> _TASK TO CARRY OUT_
Retype, please, the listing from its opening line through the line that contains "const inpOnly: (number", both included, without the pictures.

> _AVAILABLE DATA_
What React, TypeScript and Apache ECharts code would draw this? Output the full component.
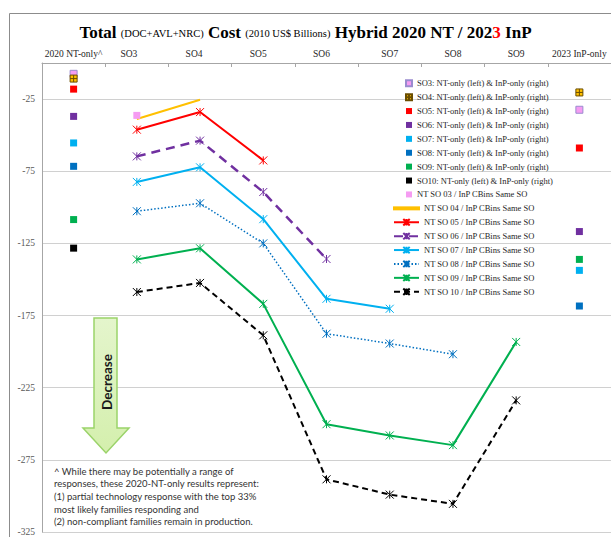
import React, { useEffect, useRef } from "react";
import * as echarts from "echarts";

const categories = ["2020 NT-only^", "SO3", "SO4", "SO5", "SO6", "SO7", "SO8", "SO9", "2023 InP-only"];
const soNames = ["SO3", "SO4", "SO5", "SO6", "SO7", "SO8", "SO9", "SO10"];
const soColors = ["#f59cf2", "#ffc000", "#ff0000", "#7030a0", "#00b0f0", "#0070c0", "#00b050", "#000000"];

// Left column (2020 NT-only) and right column (2023 InP-only), SO3..SO10
const ntOnly = [-7.5, -10.8, -18.1, -37.0, -55.4, -71.6, -108.5, -128.3];
const inpOnly: (number | null)[] = [-32.4, -20.4, -58.9, -116.8, -143.7, -168.4, -136.1, null];

// NT SO xx / InP CBins Same SO lines, one value per category
const so03Line = [null, -36.3, null, null, null, null, null, null, null];
const so04Line = [null, -38.8, -25.5, null, null, null, null, null, null];
const so05Line = [null, -46.2, -34.0, -67.5, null, null, null, null, null];
const so06Line = [null, -64.7, -53.8, -89.4, -135.8, null, null, null, null];
const so07Line = [null, -82.4, -72.3, -108.2, -163.4, -170.3, null, null, null];
const so08Line = [null, -102.7, -97.2, -125.0, -187.6, -194.4, -201.8, null, null];
const so09Line = [null, -136.1, -128.4, -166.9, -250.3, -258.1, -264.8, -193.3, null];
const so10Line = [null, -158.7, -152.4, -188.7, -288.5, -299.1, -305.5, -233.8, null];

const yMin = -325;
const yMax = 0;
const yInterval = 50;

const noteLines = [
  "^ While there may be potentially a range of",
  "responses, these 2020-NT-only results represent:",
  "(1) partial technology response with the top 33%",
  "most likely families responding and",
  "(2) non-compliant families remain in production.",
];

const STAR = "path://M0,0L10,10M10,0L0,10M5,0L5,10";
const PLUS = "path://M0,0H10V10H0Z M5,0V10 M0,5H10";
const FLAT_LINE = "path://M0,0L0,0M0,3H25V5H0ZM25,8L25,8";
const SERIF = "'Liberation Serif', 'Times New Roman', serif";
const SANS = "Lato, 'Liberation Sans', sans-serif";

// horizontal nudges of the category labels (px, negative = left)
const labelShift = [0, -8, -6, -5, -5, 0, 0, 0, 0];

export default function App() {
  const ref = useRef<HTMLDivElement>(null);

  useEffect(() => {
    if (!ref.current) return;
    const chart = echarts.init(ref.current, null, { renderer: "svg" });

    const scatterSeries = soNames.map((so, i) => {
      const data: any[] = [[categories[0], ntOnly[i]]];
      if (inpOnly[i] !== null) data.push([categories[8], inpOnly[i]]);
      const isPlus = i === 1;
      return {
        type: "scatter",
        name: `${so}: NT-only (left) & InP-only (right)`,
        symbol: isPlus ? PLUS : "rect",
        symbolSize: 7,
        data,
        itemStyle: {
          color: soColors[i],
          borderColor: i === 0 ? "#9a8ccf" : isPlus ? "#6b4e00" : soColors[i],
          borderWidth: i === 0 || isPlus ? 1 : 0,
          opacity: 1,
        },
        z: 3,
      };
    });

    const lineDefs = [
      { name: "NT SO 03 / InP CBins Same SO", data: so03Line, color: soColors[0], symbol: "rect", size: 7, type: "solid", width: 2, noLine: true },
      { name: "NT SO 04 / InP CBins Same SO", data: so04Line, color: soColors[1], symbol: "none", size: 0, type: "solid", width: 2 },
      { name: "NT SO 05 / InP CBins Same SO", data: so05Line, color: soColors[2], symbol: STAR, size: 8, type: "solid", width: 2 },
      { name: "NT SO 06 / InP CBins Same SO", data: so06Line, color: soColors[3], symbol: STAR, size: 8, type: [9, 6], width: 2.5 },
      { name: "NT SO 07 / InP CBins Same SO", data: so07Line, color: soColors[4], symbol: STAR, size: 8, type: "solid", width: 2 },
      { name: "NT SO 08 / InP CBins Same SO", data: so08Line, color: soColors[5], symbol: STAR, size: 8, type: [1.5, 2], width: 1.5 },
      { name: "NT SO 09 / InP CBins Same SO", data: so09Line, color: soColors[6], symbol: STAR, size: 8, type: "solid", width: 2 },
      { name: "NT SO 10 / InP CBins Same SO", data: so10Line, color: soColors[7], symbol: STAR, size: 8, type: [6, 4], width: 2 },
    ];

    const lineSeries = lineDefs.map((d) => ({
      type: "line",
      name: d.name,
      data: d.data,
      connectNulls: false,
      symbol: d.symbol,
      symbolSize: d.size,
      showSymbol: d.symbol !== "none",
      lineStyle: { color: d.color, width: d.width, type: d.type as any, opacity: d.noLine ? 0 : 1 },
      itemStyle: {
        color: d.color,
        borderColor: d.color,
        borderWidth: d.noLine ? 0 : 1,
      },
      z: d.noLine ? 4 : 2,
    }));

    const legendA = [
      ...soNames.map((so, i) => ({
        name: `${so}: NT-only (left) & InP-only (right)`,
        icon: i === 1 ? PLUS : "rect",
      })),
      { name: lineDefs[0].name, icon: "rect" },
    ];
    const legendB = lineDefs.slice(1).map((d, i) =>
      i === 0 ? { name: d.name, icon: FLAT_LINE } : { name: d.name }
    );

    const legendText = { fontFamily: SERIF, fontSize: 8.5, color: "#262626", lineHeight: 13.9 };

    const rich: any = {};
    labelShift.forEach((s, i) => {
      rich["c" + i] = {
        fontFamily: SERIF,
        fontSize: 9.5,
        color: "#262626",
        padding: s < 0 ? [0, -2 * s, 0, 0] : [0, 0, 0, 2 * s],
      };
    });

    const option: any = {
      animation: false,
      backgroundColor: "#ffffff",
      title: {
        text:
          "{b|Total} {n|(DOC+AVL+NRC)} {b|Cost} {n|(2010 US$ Billions)} {b|Hybrid 2020 NT / 202}{r|3}{b| InP}",
        left: "center",
        top: 14,
        textStyle: {
          fontFamily: SERIF,
          fontSize: 17,
          fontWeight: "bold",
          color: "#000",
          rich: {
            b: { fontFamily: SERIF, fontSize: 17, fontWeight: "bold", color: "#000", verticalAlign: "bottom", lineHeight: 22 },
            r: { fontFamily: SERIF, fontSize: 17, fontWeight: "bold", color: "#ff0000", verticalAlign: "bottom", lineHeight: 22 },
            n: { fontFamily: SERIF, fontSize: 10.5, fontWeight: "normal", color: "#000", verticalAlign: "bottom", lineHeight: 22, padding: [0, 0, 2, 0] },
          },
        },
      },
      grid: { left: 42, top: 63, width: 570, height: 470 },
      legend: [
        {
          orient: "vertical",
          left: 405,
          top: 76.3,
          padding: 0,
          itemGap: 0,
          itemWidth: 6,
          itemHeight: 6,
          itemTextGap: 15,
          textStyle: legendText,
          data: legendA,
          selectedMode: false,
        },
        {
          orient: "vertical",
          left: 393,
          top: 201.4,
          padding: 0,
          itemGap: 0,
          itemWidth: 25,
          itemHeight: 8,
          itemTextGap: 2,
          textStyle: legendText,
          data: legendB,
          selectedMode: false,
        },
      ],
      xAxis: {
        type: "category",
        position: "top",
        data: categories,
        boundaryGap: true,
        axisLine: { show: true, lineStyle: { color: "#a6a6a6", width: 1 } },
        axisTick: { show: true, inside: true, length: 4, lineStyle: { color: "#a6a6a6" } },
        axisLabel: {
          fontFamily: SERIF,
          fontSize: 9.5,
          color: "#262626",
          margin: 4,
          interval: 0,
          formatter: (v: string, i: number) => `{c${i}|${v}}`,
          rich,
        },
        splitLine: { show: false },
      },
      yAxis: {
        type: "value",
        min: yMin,
        max: yMax,
        interval: yInterval,
        axisLine: { show: true, lineStyle: { color: "#a6a6a6", width: 1 } },
        axisTick: { show: false },
        axisLabel: { fontFamily: SERIF, fontSize: 9.5, color: "#595959", margin: 7, showMaxLabel: false },
        splitLine: { show: true, lineStyle: { color: "#d0d0d0", width: 1 } },
      },
      graphic: [
        {
          type: "rect",
          shape: { x: 9.5, y: 13.5, width: 640, height: 560 },
          style: { fill: "none", stroke: "#8c8c8c", lineWidth: 1 },
          silent: true,
          z: -10,
        },
        {
          type: "polygon",
          shape: {
            points: [
              [94, 318],
              [117, 318],
              [117, 428],
              [129, 428],
              [106, 453],
              [83, 428],
              [94, 428],
            ],
          },
          style: {
            fill: new echarts.graphic.LinearGradient(0, 0, 0, 1, [
              { offset: 0, color: "#e4f5cc" },
              { offset: 1, color: "#d4efad" },
            ]),
            stroke: "#9bd36a",
            lineWidth: 1.5,
          },
          z: 10,
        },
        {
          type: "text",
          x: 106.5,
          y: 382,
          rotation: Math.PI / 2,
          style: {
            text: "Decrease",
            fontFamily: SANS,
            fontWeight: "bold",
            fontSize: 13.5,
            fill: "#1a1a1a",
            align: "center",
            verticalAlign: "middle",
          },
          z: 11,
        },
        {
          type: "text",
          left: 54,
          top: 465,
          style: {
            text: noteLines.join("\n"),
            fontFamily: SANS,
            fontSize: 9.5,
            lineHeight: 12.6,
            fill: "#333333",
          },
          z: 11,
        },
      ],
      series: [...scatterSeries, ...lineSeries],
    };

    chart.setOption(option);
    return () => chart.dispose();
  }, []);

  return (
    <div
      ref={ref}
      style={{ position: "fixed", left: 0, top: 0, width: 611, height: 537, background: "#fff" }}
    />
  );
}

> _RESULT OF THE EXERCISE_
What React, TypeScript and Apache ECharts code would draw this? Output the full component.
import React, { useEffect, useRef } from "react";
import * as echarts from "echarts";

const categories = ["2020 NT-only^", "SO3", "SO4", "SO5", "SO6", "SO7", "SO8", "SO9", "2023 InP-only"];
const soNames = ["SO3", "SO4", "SO5", "SO6", "SO7", "SO8", "SO9", "SO10"];
const soColors = ["#f59cf2", "#ffc000", "#ff0000", "#7030a0", "#00b0f0", "#0070c0", "#00b050", "#000000"];

// Left column (2020 NT-only) and right column (2023 InP-only), SO3..SO10
const ntOnly = [-7.5, -10.8, -18.1, -37.0, -55.4, -71.6, -108.5, -128.3];
const inpOnly: (number | null)[] = [-32.4, -20.4, -58.9, -116.8, -143.7, -168.4, -136.1, null];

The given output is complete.